* Begin *
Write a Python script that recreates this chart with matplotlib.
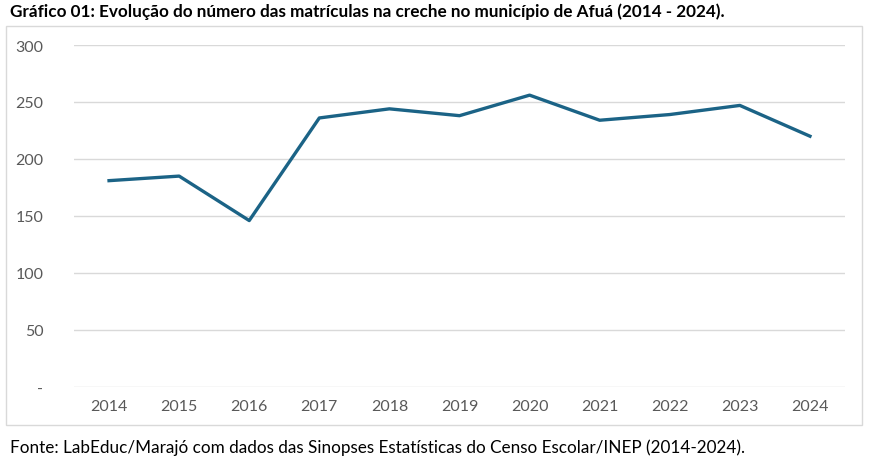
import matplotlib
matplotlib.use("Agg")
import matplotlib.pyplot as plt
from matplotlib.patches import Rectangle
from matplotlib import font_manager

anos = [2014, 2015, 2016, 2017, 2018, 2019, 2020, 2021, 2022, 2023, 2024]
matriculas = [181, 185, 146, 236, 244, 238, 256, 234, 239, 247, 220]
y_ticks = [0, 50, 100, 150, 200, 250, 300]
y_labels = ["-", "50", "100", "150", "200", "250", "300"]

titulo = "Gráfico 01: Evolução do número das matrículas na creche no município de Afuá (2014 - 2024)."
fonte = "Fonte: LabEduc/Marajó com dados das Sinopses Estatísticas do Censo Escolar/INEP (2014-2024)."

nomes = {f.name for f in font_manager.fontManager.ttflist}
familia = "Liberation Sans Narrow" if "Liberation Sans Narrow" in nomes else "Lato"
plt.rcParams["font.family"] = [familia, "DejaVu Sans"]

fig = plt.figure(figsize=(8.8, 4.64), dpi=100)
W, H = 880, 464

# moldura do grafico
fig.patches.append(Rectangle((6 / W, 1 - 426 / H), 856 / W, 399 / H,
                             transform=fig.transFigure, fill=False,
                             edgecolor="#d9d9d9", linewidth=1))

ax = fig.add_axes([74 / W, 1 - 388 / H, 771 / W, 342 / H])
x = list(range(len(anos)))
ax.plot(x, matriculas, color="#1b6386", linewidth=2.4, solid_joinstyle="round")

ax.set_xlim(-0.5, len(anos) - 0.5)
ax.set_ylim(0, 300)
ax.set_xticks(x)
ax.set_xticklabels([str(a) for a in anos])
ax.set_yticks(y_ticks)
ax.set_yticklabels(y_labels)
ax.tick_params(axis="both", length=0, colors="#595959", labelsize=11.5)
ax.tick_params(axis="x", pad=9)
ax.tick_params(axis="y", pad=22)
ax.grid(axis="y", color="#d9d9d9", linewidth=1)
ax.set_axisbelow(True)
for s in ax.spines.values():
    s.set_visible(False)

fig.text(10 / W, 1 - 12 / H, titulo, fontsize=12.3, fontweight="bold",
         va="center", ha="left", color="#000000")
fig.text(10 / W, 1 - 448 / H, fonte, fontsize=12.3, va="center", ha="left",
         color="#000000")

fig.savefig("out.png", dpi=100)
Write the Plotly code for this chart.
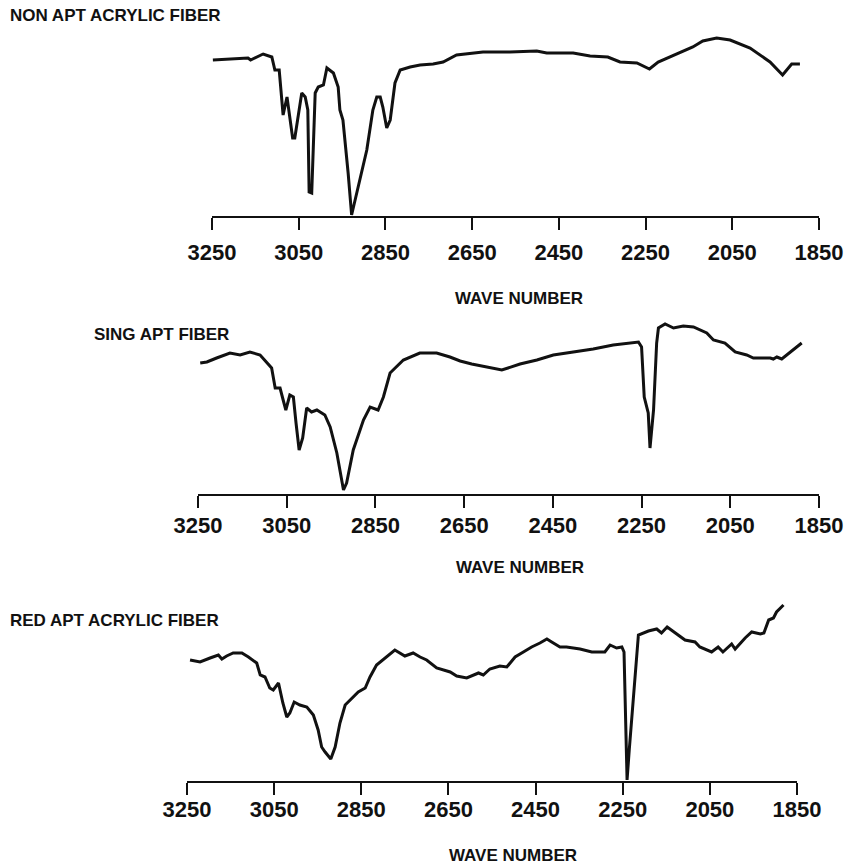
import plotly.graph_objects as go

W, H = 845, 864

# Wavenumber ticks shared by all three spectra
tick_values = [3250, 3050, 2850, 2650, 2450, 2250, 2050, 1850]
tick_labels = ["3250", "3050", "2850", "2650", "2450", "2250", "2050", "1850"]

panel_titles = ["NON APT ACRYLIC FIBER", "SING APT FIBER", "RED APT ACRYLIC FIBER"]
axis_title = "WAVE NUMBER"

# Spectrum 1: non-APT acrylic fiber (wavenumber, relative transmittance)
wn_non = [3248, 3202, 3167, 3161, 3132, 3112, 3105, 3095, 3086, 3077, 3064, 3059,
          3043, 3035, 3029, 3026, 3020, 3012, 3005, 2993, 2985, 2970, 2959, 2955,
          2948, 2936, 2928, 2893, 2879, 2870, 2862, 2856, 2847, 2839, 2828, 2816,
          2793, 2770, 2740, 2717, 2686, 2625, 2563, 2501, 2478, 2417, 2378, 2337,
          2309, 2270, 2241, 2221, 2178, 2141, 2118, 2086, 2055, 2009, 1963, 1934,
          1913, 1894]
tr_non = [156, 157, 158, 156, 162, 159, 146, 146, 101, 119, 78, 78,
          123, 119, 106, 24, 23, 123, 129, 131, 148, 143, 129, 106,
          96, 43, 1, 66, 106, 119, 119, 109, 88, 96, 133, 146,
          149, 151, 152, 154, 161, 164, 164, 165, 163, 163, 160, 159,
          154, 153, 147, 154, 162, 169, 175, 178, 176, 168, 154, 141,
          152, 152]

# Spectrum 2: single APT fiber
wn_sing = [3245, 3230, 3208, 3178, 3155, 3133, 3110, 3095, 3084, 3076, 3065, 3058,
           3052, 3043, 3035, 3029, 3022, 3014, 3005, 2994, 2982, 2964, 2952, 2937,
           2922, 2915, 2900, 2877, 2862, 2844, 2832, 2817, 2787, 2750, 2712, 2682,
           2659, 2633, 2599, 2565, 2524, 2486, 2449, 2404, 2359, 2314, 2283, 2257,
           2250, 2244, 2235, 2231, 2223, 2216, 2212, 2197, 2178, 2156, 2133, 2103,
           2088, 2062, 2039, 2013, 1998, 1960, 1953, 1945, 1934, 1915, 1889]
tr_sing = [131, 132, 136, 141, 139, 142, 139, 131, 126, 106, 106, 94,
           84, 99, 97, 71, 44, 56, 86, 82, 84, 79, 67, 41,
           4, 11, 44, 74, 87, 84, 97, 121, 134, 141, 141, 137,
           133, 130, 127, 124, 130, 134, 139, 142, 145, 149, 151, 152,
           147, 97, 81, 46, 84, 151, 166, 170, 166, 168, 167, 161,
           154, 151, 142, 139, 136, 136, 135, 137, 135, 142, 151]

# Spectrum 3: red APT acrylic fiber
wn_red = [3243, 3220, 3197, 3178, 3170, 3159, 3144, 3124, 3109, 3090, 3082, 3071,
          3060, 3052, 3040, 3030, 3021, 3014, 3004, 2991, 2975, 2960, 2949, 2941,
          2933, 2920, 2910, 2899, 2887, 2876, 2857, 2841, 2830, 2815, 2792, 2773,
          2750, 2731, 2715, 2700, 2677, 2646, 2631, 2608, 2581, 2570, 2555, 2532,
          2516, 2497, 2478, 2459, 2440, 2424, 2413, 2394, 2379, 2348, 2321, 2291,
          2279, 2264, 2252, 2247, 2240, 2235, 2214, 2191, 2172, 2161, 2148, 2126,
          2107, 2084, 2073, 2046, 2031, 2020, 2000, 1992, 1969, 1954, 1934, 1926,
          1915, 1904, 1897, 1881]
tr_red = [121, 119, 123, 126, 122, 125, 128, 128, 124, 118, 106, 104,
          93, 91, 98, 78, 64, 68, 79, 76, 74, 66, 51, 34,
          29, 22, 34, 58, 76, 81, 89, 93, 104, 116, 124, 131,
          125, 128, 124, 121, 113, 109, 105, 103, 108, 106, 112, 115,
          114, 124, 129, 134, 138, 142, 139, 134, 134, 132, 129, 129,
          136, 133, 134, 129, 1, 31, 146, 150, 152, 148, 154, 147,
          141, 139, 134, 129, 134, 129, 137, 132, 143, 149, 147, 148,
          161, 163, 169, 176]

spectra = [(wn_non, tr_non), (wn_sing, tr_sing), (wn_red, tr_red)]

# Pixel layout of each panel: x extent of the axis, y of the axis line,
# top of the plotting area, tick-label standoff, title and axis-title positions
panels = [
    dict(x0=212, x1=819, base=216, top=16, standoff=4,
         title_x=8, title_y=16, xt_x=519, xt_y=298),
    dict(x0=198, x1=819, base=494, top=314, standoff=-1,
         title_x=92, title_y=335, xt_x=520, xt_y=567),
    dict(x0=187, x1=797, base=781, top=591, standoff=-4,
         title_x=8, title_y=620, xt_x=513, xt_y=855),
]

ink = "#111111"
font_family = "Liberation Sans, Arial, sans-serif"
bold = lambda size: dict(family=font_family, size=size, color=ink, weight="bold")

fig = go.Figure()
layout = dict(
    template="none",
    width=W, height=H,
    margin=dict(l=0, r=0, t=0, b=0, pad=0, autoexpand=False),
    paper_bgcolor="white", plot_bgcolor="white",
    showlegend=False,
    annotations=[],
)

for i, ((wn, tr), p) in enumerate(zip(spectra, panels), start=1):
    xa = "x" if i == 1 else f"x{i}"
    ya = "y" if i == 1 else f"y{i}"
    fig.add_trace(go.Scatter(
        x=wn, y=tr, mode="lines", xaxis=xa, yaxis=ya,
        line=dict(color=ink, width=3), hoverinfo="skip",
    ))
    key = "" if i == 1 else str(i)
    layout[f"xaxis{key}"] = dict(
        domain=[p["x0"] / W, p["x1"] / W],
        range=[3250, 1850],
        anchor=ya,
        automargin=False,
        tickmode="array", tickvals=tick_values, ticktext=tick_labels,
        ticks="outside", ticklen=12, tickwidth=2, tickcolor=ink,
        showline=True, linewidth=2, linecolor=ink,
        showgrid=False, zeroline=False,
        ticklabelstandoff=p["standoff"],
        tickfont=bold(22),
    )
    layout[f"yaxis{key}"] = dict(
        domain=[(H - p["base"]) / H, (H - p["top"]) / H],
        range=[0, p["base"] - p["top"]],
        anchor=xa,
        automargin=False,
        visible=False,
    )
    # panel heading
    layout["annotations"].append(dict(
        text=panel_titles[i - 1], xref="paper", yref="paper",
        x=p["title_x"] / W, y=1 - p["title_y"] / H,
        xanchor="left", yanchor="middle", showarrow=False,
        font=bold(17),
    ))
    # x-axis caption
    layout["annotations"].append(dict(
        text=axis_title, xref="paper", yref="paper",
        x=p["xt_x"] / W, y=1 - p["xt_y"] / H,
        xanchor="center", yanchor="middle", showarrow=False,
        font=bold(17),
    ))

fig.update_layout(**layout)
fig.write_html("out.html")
* End *
> _CHALLENGE_
Repeat only what runs from the first line of the records above to the line with "s.set_visible(False)", both included, word for word, minus the pictures.

> _THE SOLUTION_
Write a Python script that recreates this chart with matplotlib.
import matplotlib
matplotlib.use("Agg")
import matplotlib.pyplot as plt
from matplotlib.patches import Rectangle
from matplotlib import font_manager

anos = [2014, 2015, 2016, 2017, 2018, 2019, 2020, 2021, 2022, 2023, 2024]
matriculas = [181, 185, 146, 236, 244, 238, 256, 234, 239, 247, 220]
y_ticks = [0, 50, 100, 150, 200, 250, 300]
y_labels = ["-", "50", "100", "150", "200", "250", "300"]

titulo = "Gráfico 01: Evolução do número das matrículas na creche no município de Afuá (2014 - 2024)."
fonte = "Fonte: LabEduc/Marajó com dados das Sinopses Estatísticas do Censo Escolar/INEP (2014-2024)."

nomes = {f.name for f in font_manager.fontManager.ttflist}
familia = "Liberation Sans Narrow" if "Liberation Sans Narrow" in nomes else "Lato"
plt.rcParams["font.family"] = [familia, "DejaVu Sans"]

fig = plt.figure(figsize=(8.8, 4.64), dpi=100)
W, H = 880, 464

# moldura do grafico
fig.patches.append(Rectangle((6 / W, 1 - 426 / H), 856 / W, 399 / H,
                             transform=fig.transFigure, fill=False,
                             edgecolor="#d9d9d9", linewidth=1))

ax = fig.add_axes([74 / W, 1 - 388 / H, 771 / W, 342 / H])
x = list(range(len(anos)))
ax.plot(x, matriculas, color="#1b6386", linewidth=2.4, solid_joinstyle="round")

ax.set_xlim(-0.5, len(anos) - 0.5)
ax.set_ylim(0, 300)
ax.set_xticks(x)
ax.set_xticklabels([str(a) for a in anos])
ax.set_yticks(y_ticks)
ax.set_yticklabels(y_labels)
ax.tick_params(axis="both", length=0, colors="#595959", labelsize=11.5)
ax.tick_params(axis="x", pad=9)
ax.tick_params(axis="y", pad=22)
ax.grid(axis="y", color="#d9d9d9", linewidth=1)
ax.set_axisbelow(True)
for s in ax.spines.values():
    s.set_visible(False)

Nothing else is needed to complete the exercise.